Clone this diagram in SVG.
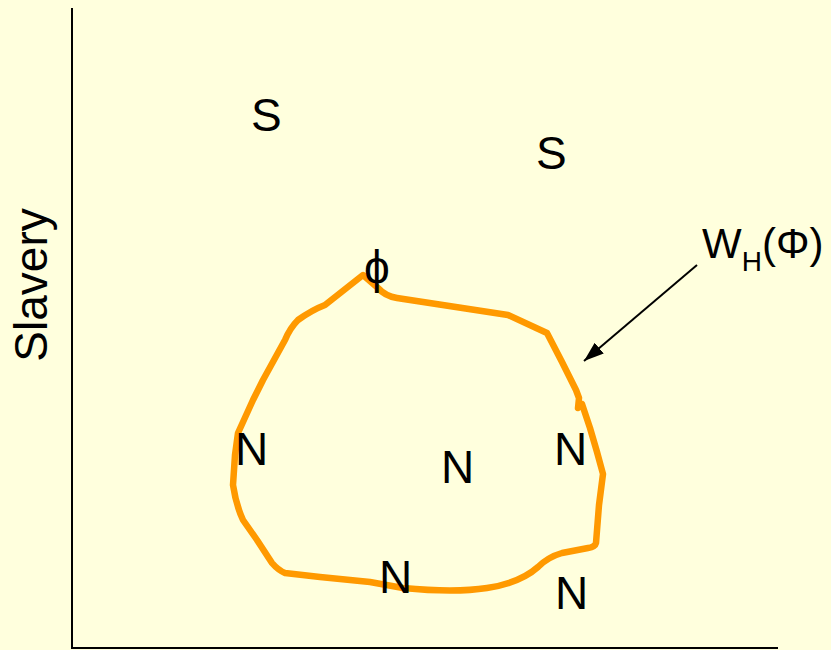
<svg xmlns="http://www.w3.org/2000/svg" width="831" height="650" viewBox="0 0 831 650">
<style>
.t{font-family:"Liberation Sans",Arial,sans-serif;font-size:46px;fill:#000}
.lbl{font-size:42px}
.sub{font-size:28px}
.ax{stroke:#000;stroke-width:2;fill:none}
.curve{stroke:#FF9900;stroke-width:6.5;fill:none;stroke-linejoin:round;stroke-linecap:round}
</style>
<defs>
<marker id="ah2" viewBox="0 0 20 14" refX="20" refY="7" markerWidth="20" markerHeight="14" markerUnits="userSpaceOnUse" orient="auto">
<path d="M0,0 L20,7 L0,14 Z" fill="#000"/>
</marker>
</defs>
<rect width="831" height="650" fill="#FFFFDD"/>
<g id="axes">
<line class="ax" x1="72" y1="8" x2="72" y2="649"/>
<line class="ax" x1="71" y1="648" x2="778" y2="648"/>
</g>
<g id="ylabel"><text class="t" transform="translate(47,285) rotate(-90)" text-anchor="middle">Slavery</text></g>
<g id="region">
<path class="curve" d="M363,275 L378,288 Q385,296 397,298 L508,315 L547,333 L562,362 L576,390 L579,398 L578,408 L582,404 L590,428 L597,452 L603,474 L599,505 L596,543 Q595,547 588,548 L562,553 Q548,557 538,567 Q520,583 487,588 Q455,593 403,588 L370,582 L320,577 L285,573 Q278,570 272,563 L257,540 L243,520 Q236,505 233,485 L235,455 L238,433 L253,400 L263,380 L285,340 Q290,328 298,320 Q312,310 325,305 Z"/>
</g>
<g id="s1"><text class="t" x="251" y="131">S</text></g>
<g id="s2"><text class="t" x="536" y="169">S</text></g>
<g id="phi"><text class="t" x="377" y="283" text-anchor="middle">ϕ</text></g>
<g id="n1"><text class="t" x="235" y="465">N</text></g>
<g id="n2"><text class="t" x="441" y="483">N</text></g>
<g id="n3"><text class="t" x="554" y="465">N</text></g>
<g id="n4"><text class="t" x="379" y="593">N</text></g>
<g id="n5"><text class="t" x="555" y="609">N</text></g>
<g id="label"><text class="t lbl" x="702" y="258">W<tspan class="sub" dy="13">H</tspan><tspan dy="-13">(Φ)</tspan></text></g>
<g id="connectors">
<line x1="697" y1="265" x2="584" y2="361" stroke="#000" stroke-width="2" marker-end="url(#ah2)"/>
</g>
</svg>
###
=== THE PROBLEM ===
Extract all the data above exactly, excluding every picture.

=== RESULT BELOW ===
Clone this diagram in SVG.
<svg xmlns="http://www.w3.org/2000/svg" width="831" height="650" viewBox="0 0 831 650">
<style>
.t{font-family:"Liberation Sans",Arial,sans-serif;font-size:46px;fill:#000}
.lbl{font-size:42px}
.sub{font-size:28px}
.ax{stroke:#000;stroke-width:2;fill:none}
.curve{stroke:#FF9900;stroke-width:6.5;fill:none;stroke-linejoin:round;stroke-linecap:round}
</style>
<defs>
<marker id="ah2" viewBox="0 0 20 14" refX="20" refY="7" markerWidth="20" markerHeight="14" markerUnits="userSpaceOnUse" orient="auto">
<path d="M0,0 L20,7 L0,14 Z" fill="#000"/>
</marker>
</defs>
<rect width="831" height="650" fill="#FFFFDD"/>
<g id="axes">
<line class="ax" x1="72" y1="8" x2="72" y2="649"/>
<line class="ax" x1="71" y1="648" x2="778" y2="648"/>
</g>
<g id="ylabel"><text class="t" transform="translate(47,285) rotate(-90)" text-anchor="middle">Slavery</text></g>
<g id="region">
<path class="curve" d="M363,275 L378,288 Q385,296 397,298 L508,315 L547,333 L562,362 L576,390 L579,398 L578,408 L582,404 L590,428 L597,452 L603,474 L599,505 L596,543 Q595,547 588,548 L562,553 Q548,557 538,567 Q520,583 487,588 Q455,593 403,588 L370,582 L320,577 L285,573 Q278,570 272,563 L257,540 L243,520 Q236,505 233,485 L235,455 L238,433 L253,400 L263,380 L285,340 Q290,328 298,320 Q312,310 325,305 Z"/>
</g>
<g id="s1"><text class="t" x="251" y="131">S</text></g>
<g id="s2"><text class="t" x="536" y="169">S</text></g>
<g id="phi"><text class="t" x="377" y="283" text-anchor="middle">ϕ</text></g>
<g id="n1"><text class="t" x="235" y="465">N</text></g>
<g id="n2"><text class="t" x="441" y="483">N</text></g>
<g id="n3"><text class="t" x="554" y="465">N</text></g>
<g id="n4"><text class="t" x="379" y="593">N</text></g>
<g id="n5"><text class="t" x="555" y="609">N</text></g>
<g id="label"><text class="t lbl" x="702" y="258">W<tspan class="sub" dy="13">H</tspan><tspan dy="-13">(Φ)</tspan></text></g>
<g id="connectors">
<line x1="697" y1="265" x2="584" y2="361" stroke="#000" stroke-width="2" marker-end="url(#ah2)"/>
</g>
</svg>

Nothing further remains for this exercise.